Google App EngineがJavaをサポート
Google App EngineはGoogleが提供するクラウドサービスで、制限はあるものの無償でアプリケーションのホスティングを行っている。当初はPythonを使ったWebアプリケーションのみがサポートされていたが2009年4月、ついにJavaのサポートを発表した(以降GAE/Jと表記する)。
GAE/Jは現状ではEarly Lookという扱いで別途サインアップの必要はあるものの、Google Plugin for EclipseというEclipseプラグインを利用することでEclipse上でWebアプリケーションを開発することが可能となっている。
Google Plugin for EclipseはGoogle App EngineおよびGoogle Web Toolkit(GWT)をサポートするための機能をEclipseに追加するプラグインで、更新サイトよりインストールすることができる。
今回はこのGoogle Plugin for Eclipseを使用してGAE/Jでのアプリケーションの開発手順を紹介しよう。
Google App Engineへの登録
まずはGoogle App Engineへの登録と、GAE/Jを利用するためのサインアップが必要となる。Google App Engineへの登録はこちらのサイトから行うことが可能だ。登録には確認コードを受け取るために携帯電話のメールアドレスが必要になる。
Javaはオンラインでのサインアップ後、確認のメールが届いてから利用可能となる。それまではデプロイしようとするとエラーになるので注意してほしい。
また、作成したアプリケーションをデプロイするためにはGoogle App Engineの管理画面であらかじめアプリケーションを作成しておく必要がある。アプリケーション名はhttp://アプリケーション名.appspot.com/のようにサブドメインになり、10個まで作成することが可能だ。
プロジェクトの作成からデプロイまで
Web Application Project作成ウィザードでGAE/J用のプロジェクトを作成することができる。このウィザードではGAE/JおよびGWTを利用するWebアプリケーションプロジェクトを作成することが可能だ。

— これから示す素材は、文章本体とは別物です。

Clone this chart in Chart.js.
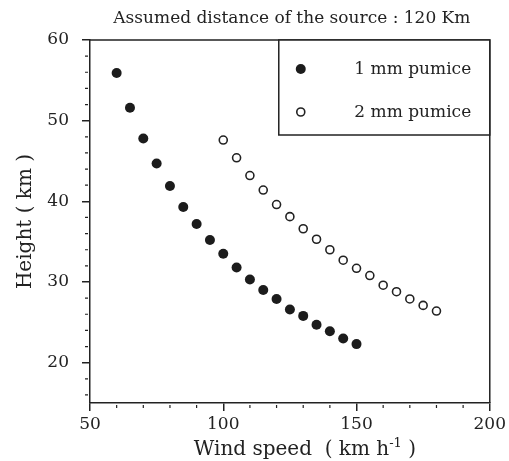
<!DOCTYPE html>
<html>
<head>
<meta charset="utf-8">
<script src="https://cdn.jsdelivr.net/npm/chart.js@4.4.1/dist/chart.umd.min.js"></script>
<style>
  html, body { margin: 0; padding: 0; background: #fff; }
</style>
</head>
<body>
<canvas id="graf" width="509" height="461"></canvas>
<script>
// datos
const chartTitle = "Assumed distance of the source : 120 Km";
const speed1mm = [60, 65, 70, 75, 80, 85, 90, 95, 100, 105, 110, 115, 120, 125, 130, 135, 140, 145, 150];
const height1mm = [55.9, 51.6, 47.8, 44.7, 41.9, 39.3, 37.2, 35.2, 33.5, 31.8, 30.3, 29.0, 27.9, 26.6, 25.8, 24.7, 23.9, 23.0, 22.3];
const speed2mm = [100, 105, 110, 115, 120, 125, 130, 135, 140, 145, 150, 155, 160, 165, 170, 175, 180];
const height2mm = [47.6, 45.4, 43.2, 41.4, 39.6, 38.1, 36.6, 35.3, 34.0, 32.7, 31.7, 30.8, 29.6, 28.8, 27.9, 27.1, 26.4];
const xTicks = [50, 100, 150, 200];
const yTicks = [20, 30, 40, 50, 60];
const xMinor = [60, 70, 80, 90, 110, 120, 130, 140, 160, 170, 180, 190];
const yMinor = [16, 18, 22, 24, 26, 28, 32, 34, 36, 38, 42, 44, 46, 48, 52, 54, 56, 58];

const FONT = "'DejaVu Serif', 'Liberation Serif', serif";
const INK = "#222";

const marcoPlugin = {
  id: "marco",
  afterDatasetsDraw(chart) {
    const { ctx, chartArea: a, scales } = chart;
    ctx.save();
    ctx.strokeStyle = INK;
    ctx.lineWidth = 1.5;
    // borde superior y derecho
    ctx.beginPath();
    ctx.moveTo(a.left, a.top);
    ctx.lineTo(a.right, a.top);
    ctx.lineTo(a.right, a.bottom);
    ctx.stroke();

    // ticks menores
    ctx.lineWidth = 1.2;
    ctx.beginPath();
    xMinor.forEach(v => {
      const px = scales.x.getPixelForValue(v);
      ctx.moveTo(px, a.bottom + 2);
      ctx.lineTo(px, a.bottom + 5);
    });
    yMinor.forEach(v => {
      const py = scales.y.getPixelForValue(v);
      ctx.moveTo(a.left - 2, py);
      ctx.lineTo(a.left - 5, py);
    });
    ctx.stroke();

    // leyenda en recuadro
    const lw = 211, lh = 95;
    const lx = a.right - lw, ly = a.top;
    ctx.fillStyle = "#fff";
    ctx.fillRect(lx, ly, lw, lh);
    ctx.lineWidth = 1.5;
    ctx.strokeRect(lx, ly, lw, lh);
    ctx.font = "17px " + FONT;
    ctx.textAlign = "center";
    ctx.textBaseline = "middle";
    chart.data.datasets.forEach((ds, i) => {
      const cy = ly + 29 + i * 43;
      ctx.beginPath();
      ctx.arc(lx + 22, cy, ds.pointRadius, 0, Math.PI * 2);
      ctx.fillStyle = ds.backgroundColor;
      ctx.fill();
      if (ds.borderWidth) {
        ctx.lineWidth = ds.borderWidth;
        ctx.strokeStyle = ds.borderColor;
        ctx.stroke();
      }
      ctx.fillStyle = INK;
      ctx.fillText(ds.label, lx + 134, cy + 1);
    });

    // titulo
    ctx.font = "17px " + FONT;
    ctx.fillStyle = INK;
    ctx.fillText(chartTitle, (a.left + a.right) / 2 + 2, 19);

    // titulo del eje x con superindice
    const partes = [["Wind speed  ( km h", 20, 0], ["-1", 13, -8], [" )", 20, 0]];
    let total = 0;
    partes.forEach(p => { ctx.font = p[1] + "px " + FONT; total += ctx.measureText(p[0]).width; });
    let x0 = (a.left + a.right) / 2 + 15 - total / 2;
    ctx.textAlign = "left";
    ctx.textBaseline = "alphabetic";
    partes.forEach(p => {
      ctx.font = p[1] + "px " + FONT;
      ctx.fillText(p[0], x0, 455 + p[2]);
      x0 += ctx.measureText(p[0]).width;
    });
    ctx.restore();
  }
};

new Chart(document.getElementById("graf"), {
  type: "scatter",
  data: {
    datasets: [
      {
        label: "1 mm pumice",
        data: speed1mm.map((x, i) => ({ x, y: height1mm[i] })),
        pointRadius: 5,
        backgroundColor: "#1c1c1c",
        borderColor: "#1c1c1c",
        borderWidth: 0
      },
      {
        label: "2 mm pumice",
        data: speed2mm.map((x, i) => ({ x, y: height2mm[i] })),
        pointRadius: 4,
        backgroundColor: "#fff",
        borderColor: "#222",
        borderWidth: 1.6
      }
    ]
  },
  options: {
    responsive: false,
    animation: false,
    devicePixelRatio: 1,
    layout: { padding: { top: 40, right: 19, left: 0, bottom: 0 } },
    plugins: { legend: { display: false }, tooltip: { enabled: false } },
    scales: {
      x: {
        type: "linear",
        min: 50, max: 200,
        afterBuildTicks: s => { s.ticks = xTicks.map(v => ({ value: v })); },
        afterFit: s => { s.height = 58; },
        grid: { drawOnChartArea: false, tickLength: 8, color: INK, lineWidth: 1.5 },
        border: { color: INK, width: 1.5 },
        ticks: { color: INK, font: { family: FONT, size: 17 }, padding: 3, maxRotation: 0 }
      },
      y: {
        type: "linear",
        min: 15, max: 60,
        afterBuildTicks: s => { s.ticks = yTicks.map(v => ({ value: v })); },
        afterFit: s => { s.width = 90; },
        grid: { drawOnChartArea: false, tickLength: 8, color: INK, lineWidth: 1.5 },
        border: { color: INK, width: 1.5 },
        ticks: { color: INK, font: { family: FONT, size: 17 }, padding: 13 },
        title: { display: true, text: "Height ( km )", color: INK, font: { family: FONT, size: 20 }, padding: { top: 14 } }
      }
    }
  },
  plugins: [marcoPlugin]
});
</script>
</body>
</html>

作成されたプロジェクトはServlet/JSPベースの通常のWebアプリケーションそのものだ。JavaによるWebアプリケーションの開発経験があればそのノウハウを活かしてGAE/Jで動作するアプリケーションの開発を行うことができる。
ただし、利用可能なAPIやファイルシステムへの書き込みなどに制限があるほか、データの保存にはJPAやJDOのAPI経由でBigTableを利用するなどGAE/J固有の点もある。GAE/Jでの開発についてはこちらのドキュメントを参照するといいだろう。
プロジェクトの作成後、プロジェクトのプロパティーダイアログでデプロイするアプリケーションIDを入力しておこう(設定していない場合はデプロイ時に設定することもできる)。
ローカルでの動作確認を行う場合はプロジェクトを右クリック→「実行」→「Web Application」で開発用サーバが起動する。Webブラウザからhttp://localhost:8080/にアクセスすることで動作を確認することができる。また、「デバッグ」メニューから実行することでアプリケーションのデバッグを行うことも可能だ。
開発したアプリケーションをGAE/Jにデプロイするにはプロジェクトを右クリック→「Deploy to App Engine」を選択する。すると以下のようなダイアログが表示されるのでGoogleアカウントのメールアドレスとパスワードを入力する。
Google Plugin for Eclipseを用いたGAE/J開発はEclipse上での通常のWebアプリケーション開発となんら変わりなく行うことができ、デプロイも簡単に行えることがおわかりいただけたのではないだろうか。
まとめ
Google App EngineでのJavaのサポートは多くのJava開発者にとって待ち望んでいたものだといえるだろう。Google Plugin for Eclipseによって使い慣れた開発環境で手軽にGAE/J上で動作するアプリケーションを開発することができるのも大きなメリットだ。
現在は有志の手によってJRubyなどJavaVM上で動作するスクリプト言語やさまざまなJavaフレームワーク/ライブラリをGAE/J上で動作させる試みが活発に行われており、GAE/Jの注目度の高さを表している。Java開発者であればGAE/Jを試さない手はないだろう。